» **Task prompt**: Quote the data exactly, first line to the line containing "7, 8, 9, 10];", with no pictures.

» **Information shown**:
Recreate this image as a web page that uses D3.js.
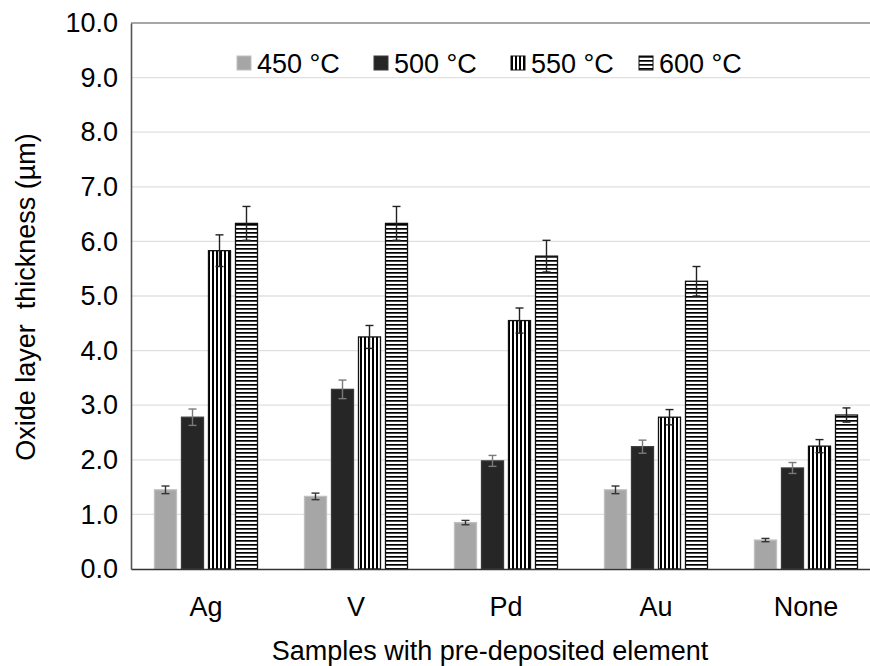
<!DOCTYPE html>
<html>
<head>
<meta charset="utf-8">
<script src="https://cdn.jsdelivr.net/npm/d3@7/dist/d3.min.js"></script>
<style>
  body { margin: 0; background: #fff; }
  text { font-family: "Liberation Sans", Arial, sans-serif; fill: #000; }
</style>
</head>
<body>
<div id="chart"></div>
<script>
// data
var samples = ["Ag", "V", "Pd", "Au", "None"];
var temps = ["450 °C", "500 °C", "550 °C", "600 °C"];
var t450 = [1.45, 1.33, 0.85, 1.45, 0.53];
var t500 = [2.78, 3.29, 1.98, 2.24, 1.85];
var t550 = [5.83, 4.25, 4.55, 2.78, 2.25];
var t600 = [6.33, 6.33, 5.73, 5.27, 2.82];
var e450 = [0.07, 0.06, 0.04, 0.07, 0.03];
var e500 = [0.15, 0.17, 0.10, 0.12, 0.10];
var e550 = [0.29, 0.21, 0.23, 0.14, 0.12];
var e600 = [0.31, 0.31, 0.29, 0.27, 0.13];
var yTicks = [0, 1, 2, 3, 4, 5, 6, 7, 8, 9, 10];

var values = [t450, t500, t550, t600];
var errors = [e450, e500, e550, e600];

var width = 870, height = 666;
var margin = {top: 23, left: 131, bottom: 97};
var plotRight = 881; // plot runs past the right edge of the picture
var fontSize = "27px";

var svg = d3.select("#chart")
    .append("svg")
    .attr("width", width)
    .attr("height", height);

// patterns for 550 and 600
var defs = svg.append("defs");
var pv = defs.append("pattern")
    .attr("id", "vert")
    .attr("patternUnits", "userSpaceOnUse")
    .attr("width", 4).attr("height", 4);
pv.append("rect").attr("width", 4).attr("height", 4).attr("fill", "#fff");
pv.append("rect").attr("width", 2).attr("height", 4).attr("fill", "#000");

var ph = defs.append("pattern")
    .attr("id", "horiz")
    .attr("patternUnits", "userSpaceOnUse")
    .attr("width", 4).attr("height", 4);
ph.append("rect").attr("width", 4).attr("height", 4).attr("fill", "#fff");
ph.append("rect").attr("width", 4).attr("height", 1.7).attr("fill", "#000");

var fills = ["#a6a6a6", "#262626", "url(#vert)", "url(#horiz)"];
var strokes = ["#bfbfbf", "#3a3a3a", "#111", "#111"];
var errColors = ["#333", "#7a7a7a", "#222", "#222"];

var x0 = d3.scaleBand()
    .domain(samples)
    .range([margin.left, plotRight]);

var x1 = d3.scaleBand()
    .domain(temps)
    .range([21, 129])
    .paddingInner(0.185)
    .paddingOuter(0.0925);

var y = d3.scaleLinear()
    .domain([0, 10])
    .range([height - margin.bottom, margin.top]);

// gridlines
svg.append("g")
    .selectAll("line")
    .data(yTicks.slice(1, -1))
    .enter()
    .append("line")
    .attr("x1", margin.left)
    .attr("x2", plotRight)
    .attr("y1", d => y(d))
    .attr("y2", d => y(d))
    .attr("stroke", "#e0e0e0")
    .attr("stroke-width", 1.3);

// top frame line
svg.append("line")
    .attr("x1", margin.left).attr("x2", plotRight)
    .attr("y1", y(10)).attr("y2", y(10))
    .attr("stroke", "#8a8a8a")
    .attr("stroke-width", 1.6);

// y axis
var leftAxis = d3.axisLeft(y)
    .tickValues(yTicks)
    .tickSize(0)
    .tickPadding(13)
    .tickFormat(d3.format(".1f"));

var yAxis = svg.append("g")
    .attr("transform", `translate(${margin.left},0)`)
    .call(leftAxis);
yAxis.select(".domain").attr("stroke", "#555").attr("stroke-width", 1.6);
yAxis.selectAll("text")
    .style("font-size", fontSize)
    .attr("fill", "#000");

// bars
var groups = svg.append("g")
    .selectAll("g")
    .data(temps)
    .enter()
    .append("g");

groups.each(function(t, j) {
    var g = d3.select(this);
    var rows = samples.map((s, i) => ({s: s, v: values[j][i], e: errors[j][i]}));

    g.selectAll("rect")
        .data(rows)
        .enter()
        .append("rect")
        .attr("x", d => x0(d.s) + x1(t))
        .attr("y", d => y(d.v))
        .attr("width", x1.bandwidth())
        .attr("height", d => y(0) - y(d.v))
        .attr("fill", fills[j])
        .attr("stroke", strokes[j])
        .attr("stroke-width", 1.3);

    var eb = g.selectAll(".err")
        .data(rows)
        .enter()
        .append("g")
        .attr("class", "err")
        .attr("stroke", errColors[j])
        .attr("stroke-width", 1.4);
    var cx = d => x0(d.s) + x1(t) + x1.bandwidth() / 2;
    eb.append("line")
        .attr("x1", cx).attr("x2", cx)
        .attr("y1", d => y(d.v - d.e)).attr("y2", d => y(d.v + d.e));
    eb.append("line")
        .attr("x1", d => cx(d) - 4).attr("x2", d => cx(d) + 4)
        .attr("y1", d => y(d.v + d.e)).attr("y2", d => y(d.v + d.e));
    eb.append("line")
        .attr("x1", d => cx(d) - 4).attr("x2", d => cx(d) + 4)
        .attr("y1", d => y(d.v - d.e)).attr("y2", d => y(d.v - d.e));
});

// x axis
var bottomAxis = d3.axisBottom(x0).tickSize(0).tickPadding(28);
var xAxis = svg.append("g")
    .attr("transform", `translate(0,${y(0)})`)
    .call(bottomAxis);
xAxis.select(".domain").attr("stroke", "#333").attr("stroke-width", 1.6);
xAxis.selectAll("text")
    .style("font-size", fontSize)
    .attr("fill", "#000");

// axis titles
svg.append("text")
    .attr("x", 490)
    .attr("y", 660)
    .attr("text-anchor", "middle")
    .style("font-size", fontSize)
    .text("Samples with pre-deposited element");

svg.append("text")
    .attr("transform", "translate(35,297) rotate(-90)")
    .attr("text-anchor", "middle")
    .style("font-size", fontSize)
    .style("white-space", "pre")
    .text("Oxide layer  thickness (µm)");

// legend
var legendX = [237, 374, 511, 639];
var legend = svg.append("g")
    .selectAll("g")
    .data(temps)
    .enter()
    .append("g")
    .attr("transform", (d, i) => `translate(${legendX[i]},56)`);

legend.append("rect")
    .attr("width", 14).attr("height", 14)
    .attr("fill", (d, i) => fills[i])
    .attr("stroke", (d, i) => strokes[i])
    .attr("stroke-width", 1);

legend.append("text")
    .attr("x", 20)
    .attr("y", 17)
    .style("font-size", fontSize)
    .text(d => d);
</script>
</body>
</html>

» **Exercise answer**:
Recreate this image as a web page that uses D3.js.
<!DOCTYPE html>
<html>
<head>
<meta charset="utf-8">
<script src="https://cdn.jsdelivr.net/npm/d3@7/dist/d3.min.js"></script>
<style>
  body { margin: 0; background: #fff; }
  text { font-family: "Liberation Sans", Arial, sans-serif; fill: #000; }
</style>
</head>
<body>
<div id="chart"></div>
<script>
// data
var samples = ["Ag", "V", "Pd", "Au", "None"];
var temps = ["450 °C", "500 °C", "550 °C", "600 °C"];
var t450 = [1.45, 1.33, 0.85, 1.45, 0.53];
var t500 = [2.78, 3.29, 1.98, 2.24, 1.85];
var t550 = [5.83, 4.25, 4.55, 2.78, 2.25];
var t600 = [6.33, 6.33, 5.73, 5.27, 2.82];
var e450 = [0.07, 0.06, 0.04, 0.07, 0.03];
var e500 = [0.15, 0.17, 0.10, 0.12, 0.10];
var e550 = [0.29, 0.21, 0.23, 0.14, 0.12];
var e600 = [0.31, 0.31, 0.29, 0.27, 0.13];
var yTicks = [0, 1, 2, 3, 4, 5, 6, 7, 8, 9, 10];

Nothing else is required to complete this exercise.